On Friday, June 8th, Missouri enacted a rule which prevents Planned Parenthood from receiving any Medicaid reimbursement payments by suspending the abortion giant’s Medicaid provider number.
This action was done to fulfill part of the 2018 budgeting decision which required funds to be cut off from abortion providers and counselors and to specifically carry out a provision in a bill appropriating funds for the Department of Social Services. The abortion provider is quite unhappy and claims the bill is unnecessary because Medicaid funds are already prohibited from covering abortions “except in cases of life endangerment, rape or incest.”
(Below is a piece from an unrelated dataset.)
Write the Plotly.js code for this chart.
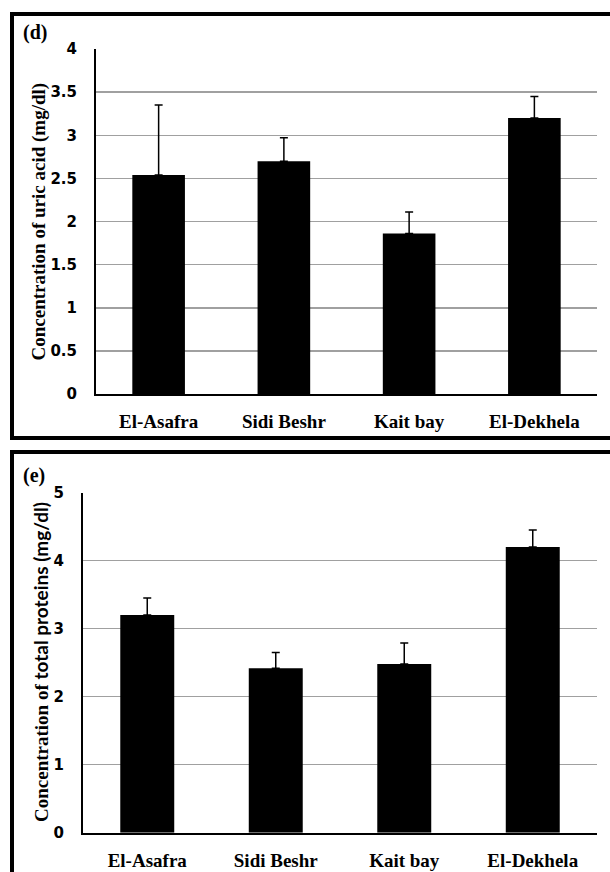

However, Planned Parenthood deliberately fails to mention that money is fungible: money given for service “x” frees up money to put towards service “y” if services “x” and “y” use the same space, equipment, or employee’s time.
Specifically, money provided by Medicaid for non-abortion services is helping pay for the rent, utilities, equipment, and technology of the same physical space where abortions take place.
Medicaid funds are going toward staff paychecks for people who work with clients getting abortions and those not getting abortions. Therefore, Medicaid reimbursements are indirectly and sometimes directly helping fund abortions.
This rule came after a Federal judge last week denied Planned Parenthood an injunction concerning regulation of abortion clinics. Missouri passed a law last year requiring providers of medication abortions to have “a contract with an obstetrician/gynecologist with admitting privileges at a local hospital available at all hours of the day.”
Because of the law, the denied injunction, and the fact no OB/GYNs will partner with them, Planned Parenthood facilities in Columbia and Springfield will continue to be unable to provide medication abortions.
Additionally, Planned Parenthood centers in Missouri which do offer abortions (KC, St. Louis, and Columbia) are finding it harder and harder to stay in business for a variety of reasons, one of which is the lack of demand for abortion services.
Many women are also not returning after the mandatory 72 hour waiting period and instead are making use of the resources offered by sidewalk counselors.
Planned Parenthood is moving forward with their lawsuit against regulations of medication abortion providers, but the case will not be heard until March 2019.
Until then, pro-life advocates can celebrate the halt in Medicaid funds going to the abortion provider. With a lack of Medicaid funding and a future decrease in government funding from Title X grants, Missouri may soon be a state free of abortion clinics.